→ **WHAT THIS TASK INVOLVES**
Which lines run from the first one up to and including the one with "fall_dotted = 0.619"? Print exactly those.

=======

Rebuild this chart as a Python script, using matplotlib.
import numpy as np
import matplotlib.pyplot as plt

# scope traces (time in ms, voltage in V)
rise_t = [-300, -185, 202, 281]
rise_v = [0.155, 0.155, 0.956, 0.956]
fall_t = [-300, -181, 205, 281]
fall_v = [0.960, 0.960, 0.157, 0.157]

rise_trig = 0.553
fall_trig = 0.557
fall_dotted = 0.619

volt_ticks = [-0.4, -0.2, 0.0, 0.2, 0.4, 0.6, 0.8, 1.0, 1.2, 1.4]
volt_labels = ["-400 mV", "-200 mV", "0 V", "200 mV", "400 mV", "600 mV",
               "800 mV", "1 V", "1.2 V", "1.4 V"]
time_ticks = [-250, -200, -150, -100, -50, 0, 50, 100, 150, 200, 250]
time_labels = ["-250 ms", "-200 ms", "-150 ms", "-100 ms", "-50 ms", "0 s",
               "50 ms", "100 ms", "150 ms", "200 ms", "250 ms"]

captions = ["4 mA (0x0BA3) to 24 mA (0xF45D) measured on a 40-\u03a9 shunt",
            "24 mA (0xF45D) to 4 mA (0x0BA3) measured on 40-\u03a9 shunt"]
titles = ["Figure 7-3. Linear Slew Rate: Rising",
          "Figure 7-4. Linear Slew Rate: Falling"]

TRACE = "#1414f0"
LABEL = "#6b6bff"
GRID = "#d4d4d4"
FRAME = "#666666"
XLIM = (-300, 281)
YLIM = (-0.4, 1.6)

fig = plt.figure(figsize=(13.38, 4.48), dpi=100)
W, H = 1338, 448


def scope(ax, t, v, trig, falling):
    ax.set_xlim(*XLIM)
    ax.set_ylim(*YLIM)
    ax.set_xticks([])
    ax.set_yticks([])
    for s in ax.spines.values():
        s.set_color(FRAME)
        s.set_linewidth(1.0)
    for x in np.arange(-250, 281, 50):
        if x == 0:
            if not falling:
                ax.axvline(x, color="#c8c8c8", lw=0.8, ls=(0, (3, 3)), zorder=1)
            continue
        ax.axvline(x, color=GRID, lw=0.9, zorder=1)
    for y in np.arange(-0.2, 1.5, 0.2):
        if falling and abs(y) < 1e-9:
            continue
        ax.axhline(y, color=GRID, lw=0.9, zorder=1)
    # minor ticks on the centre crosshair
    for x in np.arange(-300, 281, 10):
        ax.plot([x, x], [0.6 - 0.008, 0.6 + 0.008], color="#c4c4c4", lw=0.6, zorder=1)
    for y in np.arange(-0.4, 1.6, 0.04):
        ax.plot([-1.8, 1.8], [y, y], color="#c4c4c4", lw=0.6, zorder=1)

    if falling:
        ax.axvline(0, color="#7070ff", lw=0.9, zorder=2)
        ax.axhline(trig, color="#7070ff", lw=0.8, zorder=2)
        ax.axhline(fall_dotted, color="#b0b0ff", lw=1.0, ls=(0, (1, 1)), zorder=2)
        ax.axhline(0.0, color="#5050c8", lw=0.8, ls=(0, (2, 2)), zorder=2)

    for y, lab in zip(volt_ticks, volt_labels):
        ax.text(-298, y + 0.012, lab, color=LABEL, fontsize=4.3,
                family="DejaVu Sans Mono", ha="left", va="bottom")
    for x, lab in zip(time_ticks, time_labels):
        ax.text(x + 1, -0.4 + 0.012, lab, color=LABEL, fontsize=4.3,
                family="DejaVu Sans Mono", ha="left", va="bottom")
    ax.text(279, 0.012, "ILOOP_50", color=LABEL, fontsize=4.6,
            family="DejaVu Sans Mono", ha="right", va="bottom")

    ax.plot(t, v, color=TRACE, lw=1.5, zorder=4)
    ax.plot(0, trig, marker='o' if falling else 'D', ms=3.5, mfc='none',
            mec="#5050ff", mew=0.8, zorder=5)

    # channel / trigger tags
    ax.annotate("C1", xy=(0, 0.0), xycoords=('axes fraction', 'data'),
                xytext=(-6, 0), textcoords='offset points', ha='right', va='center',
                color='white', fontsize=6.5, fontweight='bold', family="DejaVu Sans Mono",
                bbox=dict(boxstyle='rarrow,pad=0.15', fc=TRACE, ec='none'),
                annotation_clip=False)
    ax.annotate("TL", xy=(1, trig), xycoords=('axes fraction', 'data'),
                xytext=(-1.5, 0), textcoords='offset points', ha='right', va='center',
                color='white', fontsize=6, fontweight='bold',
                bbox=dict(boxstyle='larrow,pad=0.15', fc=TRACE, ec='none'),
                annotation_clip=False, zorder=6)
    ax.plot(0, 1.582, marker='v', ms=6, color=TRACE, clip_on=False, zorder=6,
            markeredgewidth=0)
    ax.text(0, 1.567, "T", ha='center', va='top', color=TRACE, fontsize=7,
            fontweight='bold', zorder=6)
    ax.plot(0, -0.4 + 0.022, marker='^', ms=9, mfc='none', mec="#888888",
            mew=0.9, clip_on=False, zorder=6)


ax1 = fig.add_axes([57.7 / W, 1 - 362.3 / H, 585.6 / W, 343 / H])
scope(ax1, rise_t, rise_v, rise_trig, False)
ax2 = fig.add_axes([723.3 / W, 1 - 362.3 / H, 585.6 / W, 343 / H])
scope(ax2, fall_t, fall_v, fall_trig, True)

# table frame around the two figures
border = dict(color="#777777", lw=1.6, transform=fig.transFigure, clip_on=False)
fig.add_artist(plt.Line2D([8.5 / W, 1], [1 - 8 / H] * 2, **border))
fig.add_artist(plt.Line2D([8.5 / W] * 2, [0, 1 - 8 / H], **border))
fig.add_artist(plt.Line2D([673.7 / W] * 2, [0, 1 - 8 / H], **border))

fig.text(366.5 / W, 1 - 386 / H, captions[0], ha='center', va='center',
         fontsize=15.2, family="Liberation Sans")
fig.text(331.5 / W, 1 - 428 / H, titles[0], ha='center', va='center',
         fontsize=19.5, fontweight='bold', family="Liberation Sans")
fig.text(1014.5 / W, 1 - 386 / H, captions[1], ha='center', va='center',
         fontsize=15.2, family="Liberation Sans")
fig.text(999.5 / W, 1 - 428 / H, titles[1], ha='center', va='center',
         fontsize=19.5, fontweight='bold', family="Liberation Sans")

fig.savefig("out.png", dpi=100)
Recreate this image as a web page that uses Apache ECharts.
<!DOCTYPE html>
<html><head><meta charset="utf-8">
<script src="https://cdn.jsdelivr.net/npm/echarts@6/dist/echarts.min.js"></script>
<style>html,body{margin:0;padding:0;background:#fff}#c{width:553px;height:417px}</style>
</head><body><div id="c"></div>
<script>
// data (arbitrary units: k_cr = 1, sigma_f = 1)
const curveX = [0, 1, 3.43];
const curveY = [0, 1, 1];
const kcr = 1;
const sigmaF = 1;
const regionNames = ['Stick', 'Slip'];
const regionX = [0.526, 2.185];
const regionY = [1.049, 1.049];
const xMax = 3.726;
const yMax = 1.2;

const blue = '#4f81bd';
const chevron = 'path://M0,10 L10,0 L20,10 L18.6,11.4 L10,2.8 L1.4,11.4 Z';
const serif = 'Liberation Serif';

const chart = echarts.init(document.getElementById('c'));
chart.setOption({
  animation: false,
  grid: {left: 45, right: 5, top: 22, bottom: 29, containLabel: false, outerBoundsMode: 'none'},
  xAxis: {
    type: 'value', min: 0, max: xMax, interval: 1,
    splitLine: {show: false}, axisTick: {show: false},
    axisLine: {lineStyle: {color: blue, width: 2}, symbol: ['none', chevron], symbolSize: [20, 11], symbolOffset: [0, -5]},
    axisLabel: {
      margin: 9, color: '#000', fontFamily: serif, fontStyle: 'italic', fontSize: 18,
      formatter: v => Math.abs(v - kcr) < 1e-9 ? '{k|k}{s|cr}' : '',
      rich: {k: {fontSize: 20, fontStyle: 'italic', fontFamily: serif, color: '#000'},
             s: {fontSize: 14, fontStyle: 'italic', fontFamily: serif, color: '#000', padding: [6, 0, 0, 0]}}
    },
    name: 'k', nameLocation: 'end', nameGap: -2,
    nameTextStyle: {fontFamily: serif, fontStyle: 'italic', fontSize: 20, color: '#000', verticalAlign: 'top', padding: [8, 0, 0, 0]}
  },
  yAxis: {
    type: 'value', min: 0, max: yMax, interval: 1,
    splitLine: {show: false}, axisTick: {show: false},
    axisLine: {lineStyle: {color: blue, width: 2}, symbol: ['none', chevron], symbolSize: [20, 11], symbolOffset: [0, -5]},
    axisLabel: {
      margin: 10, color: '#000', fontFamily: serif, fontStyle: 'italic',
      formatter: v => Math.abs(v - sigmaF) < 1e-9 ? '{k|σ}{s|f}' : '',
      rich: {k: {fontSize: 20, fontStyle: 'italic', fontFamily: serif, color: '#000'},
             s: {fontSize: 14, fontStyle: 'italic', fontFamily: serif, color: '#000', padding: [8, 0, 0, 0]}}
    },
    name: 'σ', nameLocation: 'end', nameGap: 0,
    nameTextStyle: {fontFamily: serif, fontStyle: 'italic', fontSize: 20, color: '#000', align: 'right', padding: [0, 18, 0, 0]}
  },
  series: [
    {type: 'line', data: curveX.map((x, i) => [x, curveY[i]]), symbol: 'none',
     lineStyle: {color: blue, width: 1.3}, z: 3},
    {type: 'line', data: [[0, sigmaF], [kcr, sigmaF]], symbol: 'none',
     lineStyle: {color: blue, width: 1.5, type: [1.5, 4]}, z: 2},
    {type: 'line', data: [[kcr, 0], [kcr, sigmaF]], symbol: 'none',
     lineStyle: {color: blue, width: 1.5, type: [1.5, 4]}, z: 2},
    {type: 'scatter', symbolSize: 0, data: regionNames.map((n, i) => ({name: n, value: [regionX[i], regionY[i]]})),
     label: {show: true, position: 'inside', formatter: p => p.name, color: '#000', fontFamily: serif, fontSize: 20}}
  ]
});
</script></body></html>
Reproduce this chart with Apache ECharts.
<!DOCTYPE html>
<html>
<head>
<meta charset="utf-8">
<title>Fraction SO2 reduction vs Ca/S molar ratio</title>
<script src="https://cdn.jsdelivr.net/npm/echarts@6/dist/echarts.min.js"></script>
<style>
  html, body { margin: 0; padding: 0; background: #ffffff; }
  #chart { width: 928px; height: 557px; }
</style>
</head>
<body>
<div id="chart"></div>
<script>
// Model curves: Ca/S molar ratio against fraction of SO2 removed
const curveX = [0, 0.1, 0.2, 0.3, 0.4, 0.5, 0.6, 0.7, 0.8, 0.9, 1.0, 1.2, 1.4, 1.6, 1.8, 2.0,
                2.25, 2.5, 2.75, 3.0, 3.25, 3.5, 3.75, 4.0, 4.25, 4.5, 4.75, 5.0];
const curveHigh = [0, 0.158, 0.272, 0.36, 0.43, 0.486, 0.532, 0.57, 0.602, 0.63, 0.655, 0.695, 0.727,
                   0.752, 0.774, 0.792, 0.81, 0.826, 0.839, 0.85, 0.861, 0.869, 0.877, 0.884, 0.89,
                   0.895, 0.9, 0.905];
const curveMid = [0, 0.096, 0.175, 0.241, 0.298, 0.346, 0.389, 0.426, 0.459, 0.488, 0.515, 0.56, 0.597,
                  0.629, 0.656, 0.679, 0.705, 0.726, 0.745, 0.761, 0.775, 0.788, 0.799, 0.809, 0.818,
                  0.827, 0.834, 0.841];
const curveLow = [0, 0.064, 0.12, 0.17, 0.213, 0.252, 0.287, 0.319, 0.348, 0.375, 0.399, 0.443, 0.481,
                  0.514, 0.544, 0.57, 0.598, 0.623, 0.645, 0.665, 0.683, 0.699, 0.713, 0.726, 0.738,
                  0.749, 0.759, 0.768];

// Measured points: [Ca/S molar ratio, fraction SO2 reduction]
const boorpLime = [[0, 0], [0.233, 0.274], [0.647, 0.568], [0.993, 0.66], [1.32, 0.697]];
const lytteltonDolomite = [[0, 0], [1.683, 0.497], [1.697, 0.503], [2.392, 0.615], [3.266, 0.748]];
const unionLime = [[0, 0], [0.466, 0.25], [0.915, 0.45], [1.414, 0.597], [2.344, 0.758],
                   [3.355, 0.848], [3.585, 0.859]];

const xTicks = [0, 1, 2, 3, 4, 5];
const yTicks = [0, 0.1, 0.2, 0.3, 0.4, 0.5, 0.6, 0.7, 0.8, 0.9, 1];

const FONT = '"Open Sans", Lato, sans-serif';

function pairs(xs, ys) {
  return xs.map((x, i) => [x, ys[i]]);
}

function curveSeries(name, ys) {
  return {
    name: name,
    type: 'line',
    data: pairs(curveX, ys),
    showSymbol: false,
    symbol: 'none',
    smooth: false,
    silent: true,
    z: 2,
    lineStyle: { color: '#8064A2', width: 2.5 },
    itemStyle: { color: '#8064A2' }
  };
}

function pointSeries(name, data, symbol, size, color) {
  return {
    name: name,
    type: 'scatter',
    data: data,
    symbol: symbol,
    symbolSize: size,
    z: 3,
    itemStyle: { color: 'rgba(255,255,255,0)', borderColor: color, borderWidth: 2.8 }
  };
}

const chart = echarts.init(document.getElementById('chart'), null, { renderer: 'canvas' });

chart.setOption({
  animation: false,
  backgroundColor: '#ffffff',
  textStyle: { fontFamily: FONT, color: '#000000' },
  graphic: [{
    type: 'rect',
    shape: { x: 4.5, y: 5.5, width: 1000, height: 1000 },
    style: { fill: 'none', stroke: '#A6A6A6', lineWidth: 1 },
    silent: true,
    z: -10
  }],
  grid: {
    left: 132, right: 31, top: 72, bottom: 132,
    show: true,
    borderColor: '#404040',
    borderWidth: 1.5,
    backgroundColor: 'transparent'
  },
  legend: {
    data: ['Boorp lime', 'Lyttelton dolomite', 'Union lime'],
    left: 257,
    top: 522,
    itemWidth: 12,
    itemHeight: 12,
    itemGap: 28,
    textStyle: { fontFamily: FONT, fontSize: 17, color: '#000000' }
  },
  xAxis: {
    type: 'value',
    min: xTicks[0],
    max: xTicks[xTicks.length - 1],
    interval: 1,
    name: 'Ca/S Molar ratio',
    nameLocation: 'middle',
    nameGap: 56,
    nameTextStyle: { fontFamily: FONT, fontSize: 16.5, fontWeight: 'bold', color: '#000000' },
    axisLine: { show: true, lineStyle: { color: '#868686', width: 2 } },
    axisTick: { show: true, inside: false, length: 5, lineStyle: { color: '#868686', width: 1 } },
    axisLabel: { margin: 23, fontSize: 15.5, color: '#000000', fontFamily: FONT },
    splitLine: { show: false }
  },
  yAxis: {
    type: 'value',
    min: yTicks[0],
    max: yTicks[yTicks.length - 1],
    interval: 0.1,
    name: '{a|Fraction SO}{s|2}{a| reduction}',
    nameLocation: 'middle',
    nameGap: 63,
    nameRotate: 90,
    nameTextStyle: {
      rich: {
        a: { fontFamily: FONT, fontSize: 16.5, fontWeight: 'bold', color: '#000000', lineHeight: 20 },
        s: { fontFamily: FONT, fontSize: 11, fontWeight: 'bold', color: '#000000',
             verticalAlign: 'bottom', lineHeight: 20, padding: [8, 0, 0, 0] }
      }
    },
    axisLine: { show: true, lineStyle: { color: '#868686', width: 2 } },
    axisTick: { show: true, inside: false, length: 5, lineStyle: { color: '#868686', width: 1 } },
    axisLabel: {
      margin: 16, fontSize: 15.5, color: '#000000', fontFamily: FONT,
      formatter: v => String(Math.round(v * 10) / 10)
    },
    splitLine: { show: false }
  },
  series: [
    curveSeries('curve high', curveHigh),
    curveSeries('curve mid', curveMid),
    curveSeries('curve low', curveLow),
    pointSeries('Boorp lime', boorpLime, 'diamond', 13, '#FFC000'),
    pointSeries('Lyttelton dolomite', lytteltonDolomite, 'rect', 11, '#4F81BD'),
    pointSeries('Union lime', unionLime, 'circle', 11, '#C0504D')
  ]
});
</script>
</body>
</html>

=======

→ **FULL OUTPUT**
Rebuild this chart as a Python script, using matplotlib.
import numpy as np
import matplotlib.pyplot as plt

# scope traces (time in ms, voltage in V)
rise_t = [-300, -185, 202, 281]
rise_v = [0.155, 0.155, 0.956, 0.956]
fall_t = [-300, -181, 205, 281]
fall_v = [0.960, 0.960, 0.157, 0.157]

rise_trig = 0.553
fall_trig = 0.557
fall_dotted = 0.619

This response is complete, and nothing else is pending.